10/01 Bundes-Verfassungsgesetz (B-VG)
10/07 Verwaltungsgerichtshof
41/04 Sprengmittel Waffen Munition

Norm

B-VG Art133 Abs4
VwGG §28 Abs3
VwGG §34 Abs1
WaffG 1996 §21 Abs2
WaffG 1996 §22 Abs2

Betreff

Der Verwaltungsgerichtshof hat durch den Vorsitzenden Senatspräsident Dr. Handstanger und die Hofräte Dr. Lehofer und Mag. Nedwed als Richter, unter Mitwirkung des Schriftführers Dr. Zeleny, über die Revision des C B in R, vertreten durch Prof.Dipl.Ing.Mag. Andreas O. Rippel, Rechtsanwalt in 1130 Wien, Maxingstraße 34, gegen das Erkenntnis des Landesverwaltungsgerichts Steiermark vom 9. September 2021, Zl. LVwG 70.16-1037/2021-9, betreffend Ausstellung eines Waffenpasses (belangte Behörde vor dem Verwaltungsgericht: Bezirkshauptmannschaft Graz-Umgebung), den Beschluss gefasst:

Spruch

Die Revision wird zurückgewiesen.

Begründung

1        Mit dem angefochtenen Erkenntnis wies das Landesverwaltungsgericht Steiermark den Antrag des Revisionswerbers auf Ausstellung eines Waffenpasses für eine Schusswaffe der Kategorie B und eine Schusswaffe der Kategorie C vom 21. Oktober 2020 - in Bestätigung eines entsprechenden Bescheides der Bezirkshauptmannschaft Graz-Umgebung vom 24. Februar 2021 - ab und erklärte die Revision für nicht zulässig.

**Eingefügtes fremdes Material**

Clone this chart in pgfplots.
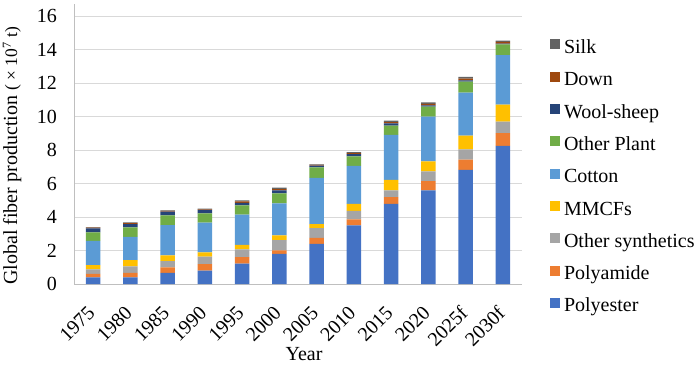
\documentclass[border=0pt]{standalone}
\usepackage{pgfplots}
\usepackage{pgfplotstable}
\pgfplotsset{compat=1.18}
\usepackage{fontspec}
\setmainfont{Liberation Serif}
\definecolor{cPe}{HTML}{4472C4}
\definecolor{cPa}{HTML}{ED7D31}
\definecolor{cOS}{HTML}{A5A5A5}
\definecolor{cMM}{HTML}{FFC000}
\definecolor{cCo}{HTML}{5B9BD5}
\definecolor{cOP}{HTML}{70AD47}
\definecolor{cWo}{HTML}{264478}
\definecolor{cDo}{HTML}{9E480E}
\definecolor{cSi}{HTML}{636363}
\definecolor{gridc}{HTML}{D9D9D9}
\definecolor{axisc}{HTML}{BFBFBF}
\pgfplotstableread{
x  Pe   Pa   OS   MM   Co   OP   Wo   Do   Si
0  0.40 0.20 0.28 0.25 1.45 0.50 0.24 0.04 0.04
1  0.40 0.26 0.39 0.38 1.38 0.57 0.20 0.05 0.05
2  0.66 0.33 0.38 0.34 1.81 0.58 0.22 0.04 0.04
3  0.80 0.39 0.44 0.26 1.77 0.56 0.20 0.04 0.04
4  1.21 0.40 0.46 0.26 1.81 0.56 0.14 0.10 0.06
5  1.80 0.21 0.61 0.28 1.92 0.59 0.18 0.08 0.08
6  2.39 0.36 0.59 0.24 2.75 0.64 0.10 0.04 0.04
7  3.50 0.36 0.50 0.42 2.28 0.56 0.14 0.06 0.06
8  4.78 0.40 0.41 0.62 2.69 0.55 0.14 0.08 0.08
9  5.59 0.56 0.57 0.60 2.67 0.60 0.08 0.09 0.09
10 6.81 0.61 0.62 0.82 2.56 0.66 0.08 0.10 0.10
11 8.24 0.77 0.68 1.02 2.96 0.64 0.04 0.10 0.08
}\datatable
\newcommand{\bigf}{\rmfamily\fontsize{20}{24}\selectfont}
\begin{document}
\begin{tikzpicture}[font=\bigf]
\useasboundingbox (0,0) rectangle (700pt,365pt);
\begin{axis}[
  at={(74.4pt,81pt)}, anchor=south west,
  scale only axis, width=447.2pt, height=279.7pt,
  ybar stacked, bar width=14.5pt,
  xmin=-0.5, xmax=11.5, ymin=0, ymax=16.7,
  ytick={0,2,4,6,8,10,12,14,16},
  xtick=data,
  xticklabels={1975,1980,1985,1990,1995,2000,2005,2010,2015,2020,2025f,2030f},
  ymajorgrids, grid style={color=gridc, line width=1pt},
  axis x line*=bottom, axis y line*=left,
  axis line style={color=axisc, line width=1pt},
  major tick length=0pt,
  /pgf/number format/assume math mode=true,
  tick label style={font=\bigf},
  yticklabel style={xshift=-14pt},
  xticklabel style={rotate=45, anchor=east, inner sep=0pt, xshift=-19.4pt, yshift=-17.1pt},
  xlabel={Year},
  xlabel style={at={(axis description cs:0.5134,0)}, anchor=base, yshift=-76pt, font=\bigf},
  ylabel={Global fiber production {\fontsize{17.5}{20}\selectfont( × 10\textsuperscript{7} t)}},
  ylabel style={at={(axis description cs:-0.1395,0.458)}, anchor=center, font=\bigf},
  reverse legend,
  legend cell align=left,
  legend image code/.code={\fill[#1] (0pt,-0.4pt) rectangle (10pt,9.6pt);},
  legend style={at={(1.062,0.875)}, anchor=north west, draw=none, fill=none,
    inner sep=0pt, row sep=13.2pt,
    nodes={inner sep=0pt, text height=14pt, text depth=5pt, font=\bigf},
    /tikz/every odd column/.append style={column sep=4.5pt},
    font=\bigf},
]
\addplot[fill=cPe, draw=none] table[x=x, y=Pe] {\datatable};
\addplot[fill=cPa, draw=none] table[x=x, y=Pa] {\datatable};
\addplot[fill=cOS, draw=none] table[x=x, y=OS] {\datatable};
\addplot[fill=cMM, draw=none] table[x=x, y=MM] {\datatable};
\addplot[fill=cCo, draw=none] table[x=x, y=Co] {\datatable};
\addplot[fill=cOP, draw=none] table[x=x, y=OP] {\datatable};
\addplot[fill=cWo, draw=none] table[x=x, y=Wo] {\datatable};
\addplot[fill=cDo, draw=none] table[x=x, y=Do] {\datatable};
\addplot[fill=cSi, draw=none] table[x=x, y=Si] {\datatable};
\legend{Polyester,Polyamide,Other synthetics,MMCFs,Cotton,Other Plant,Wool-sheep,Down,Silk}
\end{axis}
\end{tikzpicture}
\end{document}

2        Begründend führte das Verwaltungsgericht zusammengefasst aus, der Revisionswerber sei seit 5. Oktober 2020 Angestellter der A GmbH. Diese sei eine Tochterfirma der B GmbH. Davor sei er bei einem näher bezeichneten Unternehmen im Bürobereich, bei einem anderen Unternehmen am Bodensee im Personenschutz und acht Jahre lang selbständig tätig gewesen. Bei der Ausübung seiner Tätigkeit in Deutschland habe er über eine Berechtigung zum Führen einer Faustfeuerwaffe (Waffenschein) verfügt. Er sei im Besitz einer Waffenbesitzkarte, ausgestellt von der Bezirkshauptmannschaft Graz-Umgebung.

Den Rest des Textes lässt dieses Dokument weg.